WASHINGTON — A fresh wave of bad economic news, including a half-million Americans newly out of work and the weakest October retail sales in nearly 40 years, pummeled the stock market Thursday, driving the Dow Jones industrials under 9,000 again with a stunning two-day decline of 10 percent.
The high market volatility that characterized the financial meltdown in September and October has returned, and the economic picture is growing notably bleaker, with both the holiday shopping season and the new administration of President-elect Obama looming in coming months.
Henry Paulson, President Bush’s treasury secretary, pledged to work closely with Obama for a smooth handoff of power. Paulson said a “methodical and orderly” transition was in the best interests of the financial markets.

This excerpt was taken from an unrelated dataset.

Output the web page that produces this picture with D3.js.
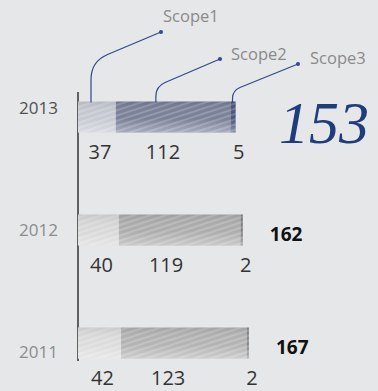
<!DOCTYPE html>
<html>
<head>
<meta charset="utf-8">
<script src="https://cdn.jsdelivr.net/npm/d3@7"></script>
<style>
  html, body { margin: 0; padding: 0; background: #e6e7e9; }
  svg { display: block; font-family: "Open Sans", "Noto Sans", sans-serif; }
</style>
</head>
<body>
<svg id="chart" width="378" height="391"></svg>
<script>
// Emissions by scope, per year (thousand t-CO2)
const years  = ["2013", "2012", "2011"];
const scope1 = [37, 40, 42];
const scope2 = [112, 119, 123];
const scope3 = [5, 2, 2];
const totals = [153, 162, 167];
const scopeNames = ["Scope1", "Scope2", "Scope3"];

const svg = d3.select("#chart");

const x = d3.scaleLinear().domain([0, 170]).range([78, 252]);
const y = d3.scalePoint().domain(years).range([117, 343]);
const barH = 31;

// palettes: latest year in blue-grey, earlier years in grey
const palettes = {
  "2013": ["#c6c9d2", "#7a8098", "#4a577f"],
  "2012": ["#d8d8d8", "#adadad", "#7b7b7b"],
  "2011": ["#dcdcdc", "#b3b3b3", "#878787"]
};

const defs = svg.append("defs");

// fine diagonal sheen stripes, rising to the right
const stripe = defs.append("pattern")
  .attr("id", "stripes")
  .attr("patternUnits", "userSpaceOnUse")
  .attr("width", 5).attr("height", 5)
  .attr("patternTransform", "rotate(72)");
stripe.append("rect").attr("width", 2).attr("height", 5)
  .attr("fill", "#ffffff").attr("opacity", 0.2);

// vertical shading: darker top, paler bottom
const shade = defs.append("linearGradient")
  .attr("id", "shade").attr("x1", 0).attr("y1", 0).attr("x2", 0).attr("y2", 1);
shade.append("stop").attr("offset", "0%").attr("stop-color", "#000").attr("stop-opacity", 0.08);
shade.append("stop").attr("offset", "55%").attr("stop-color", "#fff").attr("stop-opacity", 0.0);
shade.append("stop").attr("offset", "100%").attr("stop-color", "#fff").attr("stop-opacity", 0.35);

const rows = years.map((yr, i) => {
  const vals = [scope1[i], scope2[i], scope3[i]];
  let acc = 0;
  const segs = vals.map((v, k) => {
    const s = { year: yr, k, v, x0: acc, x1: acc + v };
    acc += v;
    return s;
  });
  return { year: yr, i, segs, total: totals[i] };
});

// axis line
svg.append("line")
  .attr("x1", 78).attr("x2", 78)
  .attr("y1", y("2013") - 25).attr("y2", y("2011") + 18)
  .attr("stroke", "#333").attr("stroke-width", 1.5);

const g = svg.selectAll("g.row").data(rows).join("g").attr("class", "row");

g.each(function(r) {
  const row = d3.select(this);
  const top = y(r.year) - barH / 2;

  // stacked segments
  r.segs.forEach(s => {
    const xa = x(s.x0), w = x(s.x1) - x(s.x0);
    ["base", "url(#stripes)", "url(#shade)"].forEach(f => {
      row.append("rect").attr("x", xa).attr("y", top).attr("width", w).attr("height", barH)
        .attr("fill", f === "base" ? palettes[r.year][s.k] : f);
    });
  });

  // year label
  row.append("text")
    .attr("x", 58).attr("y", y(r.year) - 3 + 9 * r.i)
    .attr("text-anchor", "end")
    .attr("font-size", 17)
    .attr("fill", r.i === 0 ? "#505050" : "#8c8c8c")
    .text(r.year);

  // value labels under segments
  const base = top + barH + 26;
  const s1 = r.segs[0], s2 = r.segs[1], s3 = r.segs[2];
  row.append("text").attr("x", (x(s1.x0) + x(s1.x1)) / 2 + 3).attr("y", base)
    .attr("text-anchor", "middle").attr("font-size", 20).attr("fill", "#333")
    .text(s1.v);
  row.append("text").attr("x", x(s2.x0) + 30).attr("y", base)
    .attr("text-anchor", "start").attr("font-size", 20).attr("fill", "#333")
    .text(s2.v);
  row.append("text").attr("x", x(s3.x1) + 3).attr("y", base)
    .attr("text-anchor", "middle").attr("font-size", 20).attr("fill", "#333")
    .text(s3.v);

  // total
  if (r.i === 0) {
    row.append("text")
      .attr("x", 369).attr("y", y(r.year) + 26)
      .attr("text-anchor", "end")
      .style("font-family", "'Liberation Serif', 'DejaVu Serif', serif")
      .style("font-style", "italic")
      .attr("font-size", 60)
      .attr("fill", "#1f3c7c")
      .text(r.total);
  } else {
    row.append("text")
      .attr("x", x(s3.x1) + 27).attr("y", y(r.year) + 11)
      .attr("font-size", 19).attr("font-weight", "bold").attr("fill", "#111")
      .text(r.total);
  }
});

// scope callouts on the latest year
const latest = rows[0];
const barTop = y(latest.year) - barH / 2;
const callouts = [
  { name: scopeNames[0], ax: x(latest.segs[0].x0) + 13, rise: 23, r: 18, dot: [161, 32], tx: 163, ty: 22 },
  { name: scopeNames[1], ax: x(latest.segs[1].x0) + 40, rise: 6,  r: 10, dot: [220, 59], tx: 231, ty: 60 },
  { name: scopeNames[2], ax: x(latest.segs[2].x0) + 2,  rise: 4,  r: 8,  dot: [298, 64], tx: 310, ty: 64 }
];

callouts.forEach(c => {
  const ay = barTop + 1;
  const by = ay - c.rise;
  const cy = by - c.r;
  const dx = c.dot[0] - c.ax, dy = c.dot[1] - cy;
  const len = Math.hypot(dx, dy);
  const ex = c.ax + c.r * dx / len, ey = cy + c.r * dy / len;
  const p = d3.path();
  p.moveTo(c.ax, ay);
  p.lineTo(c.ax, by);
  p.quadraticCurveTo(c.ax, cy, ex, ey);
  p.lineTo(c.dot[0], c.dot[1]);
  svg.append("path").attr("d", p.toString())
    .attr("fill", "none").attr("stroke", "#2d4a8c").attr("stroke-width", 1.2);
  svg.append("circle").attr("cx", c.dot[0]).attr("cy", c.dot[1]).attr("r", 2)
    .attr("fill", "#2d4a8c");
  svg.append("text").attr("x", c.tx).attr("y", c.ty)
    .attr("font-size", 16.5).attr("fill", "#8a8a8a")
    .text(c.name);
});
</script>
</body>
</html>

Those markets are rattled all over again. The Dow fell 443 points Thursday, on top of a 486-point drop on Wednesday. The 10 percent decline for the average is the worst over any two days since 1987. Thursday’s drop took the Dow to 8,696.

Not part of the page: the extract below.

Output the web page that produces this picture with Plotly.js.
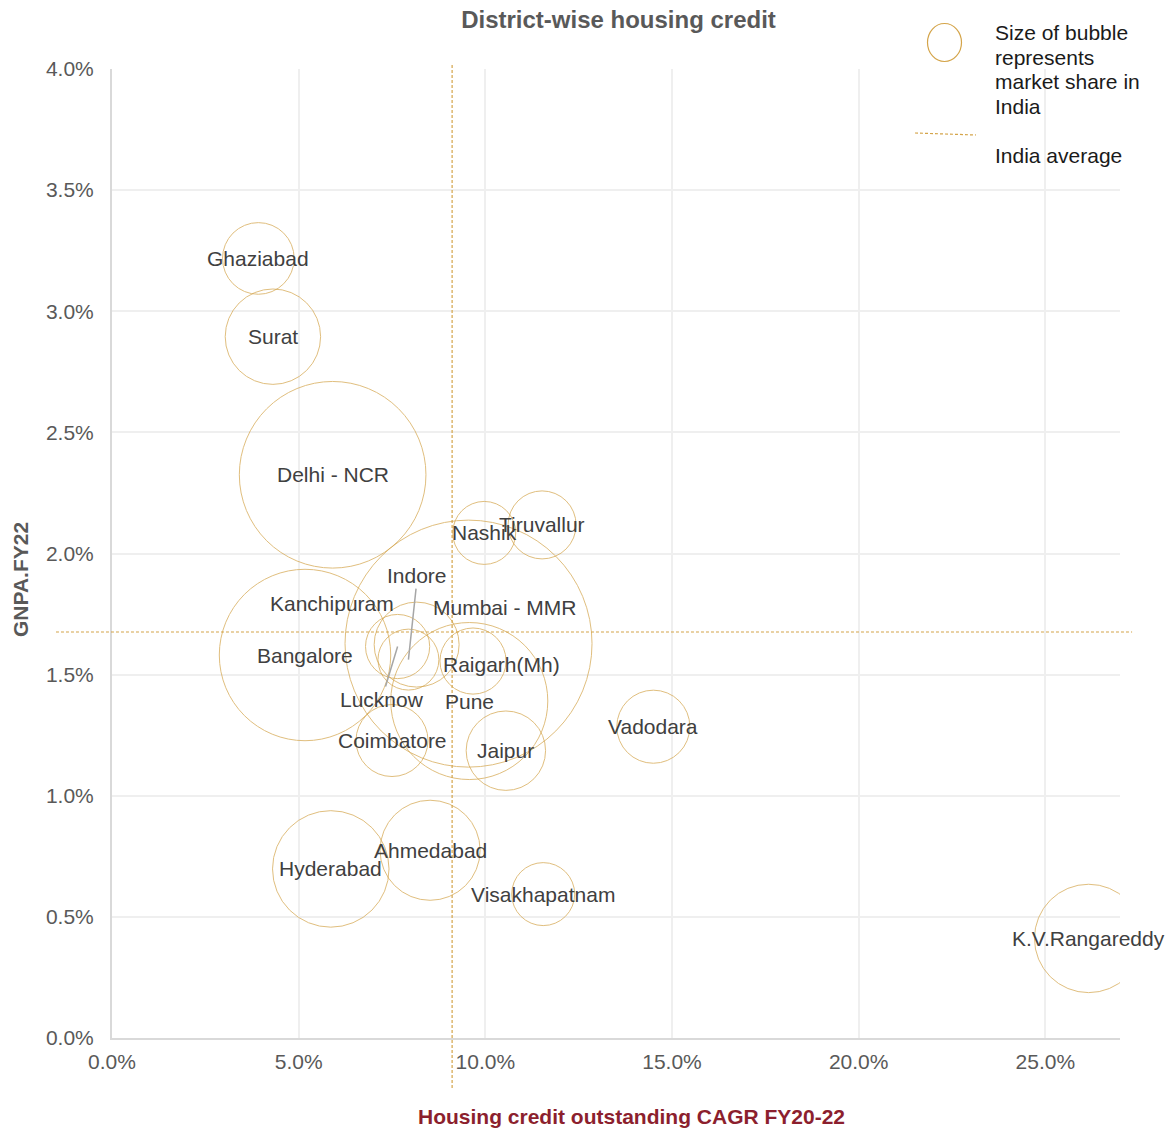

The decline came with a heap of new economic indicators, all of them discouraging:
The Labor Department reported 481,000 new filings for unemployment benefits for last week, slightly lower than the week before but well into recession territory.
The total number of people drawing jobless benefits in late October rose to 3.84 million, worse than analysts had expected and far higher than a year ago. The last time the figure was that high was February 1983, toward the end of a painful recession, although the work force then was only about two-thirds the size it is today. The increase in people on the rolls suggests the out-of-work are having a harder time finding jobs than in previous weeks.
Retail sales for October were the worst in at least 39 years, according to the International Council of Shopping Centers-Goldman Sachs index, suggesting shoppers will be skittish this holiday season.